Mia moglie non volle, preferì stare sulla calda sabbia, e ad essa si unirono anche Christa e Stefano. Paolo ed io giungemmo ben presto all’altezza delle prime onde. Era il 5 di Agosto, il tempo bellissimo, le onde gigantesche come mai, superavano i tre metri di altezza. Come sempre, decidemmo di tuffarci nell’onda, uscire dall’altra parte, e lasciarci poi lentamente trascinare a riva. Ma orrore, passata l’onda, una forza gigantesca ci trascinò verso il largo, verso la prossima onda. I nostri piedi non toccavano più terra, e ben presto ci trovammo nell’impossibilità di reagire contro le forze dell’oceano.
Le onde che inesorabilmente ci colpivano, ci dettavano uno stressante ritmo; ritmo che ci dava la sola possibilità di prendere brevissime boccate d’aria mescolate ad acqua salata. Mentre la paura crescendo paralizzava le forze, un pensiero mi assillava: “Paolo dove sei?” Dopo 15 minuti di lotta disperata per la sopravvivenza, a circa 10 metri di distanza, vidi uscire dall’acqua la testa di Paolo. Dai suoi occhi spalancati dal terrore, sembrava uscisse un disperato grido di aiuto. Fu questa una esperienza di pochi secondi, poi Paolo svanì sotto l’acqua, mentre il mio cuore sembrava si spezzasse dal dolore. Paolo, il mio Paolo, bisognava fare qualcosa. In quella triste condizione solo Dio avrebbe potuto aiutarci, ci aveva spesso aiutato nel passato, ci avrebbe aiutato anche in quell’occasione? Mi rivolsi a Lui nella mia completa disperazione, mentre l’acqua salata che mi bruciava le narici e la gola, si mescolava alle mie lacrime.

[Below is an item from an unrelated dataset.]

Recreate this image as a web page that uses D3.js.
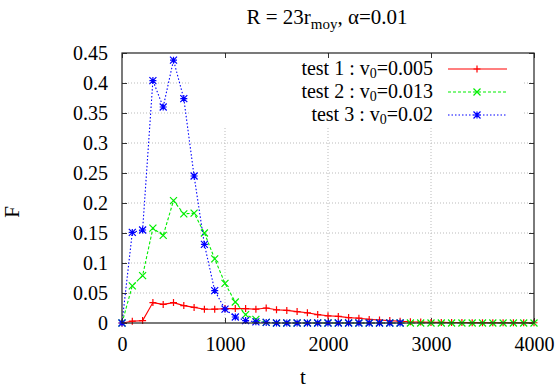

Come spinto da una forza soprannaturale, mi spinsi in un ultimo tentativo verso la cresta della nuova onda, e questa volta fui trascinato a riva. Sfinito e traballante per gli sforzi, con le lacrime agli occhi corsi in cerca di aiuto per Paolo. Incontrata mia moglie, feci appena in tempo a proferire il nome di Paolo ed a mostrare la spiaggia. Paolo, Paolo, dove sei, gridava il mio cuore e tutto il mio essere. Improvvisamente qualcuno mi abbracciò, a malapena tra le lacrime riconobbi Paolo; si Paolo era stato salvato. Il servizio di salvataggio ci aveva avvistati e subito mandato una équipe di sommozzatori, che legati l’uno all’altro erano venuti in nostro soccorso. Proprio all’ultimo istante, prima che Paolo sparisse per l’ultima volta sotto l’acqua, uno dei sommozzatori lo aveva avvistato, raggiuntolo con un immenso sforzo, era riuscito ad afferrarlo ed a trarlo in salvo. Solo pochi secondi di ritardo sarebbero stati fatali.
Grazie a Dio, ora eravamo di nuovo tutti insieme, la famiglia era al completo. Un miracolo questo, che non dimenticherò mai. Nella nostra disperata situazione, c’era Lui (Dio), che aveva ancora una volta preso cura di noi.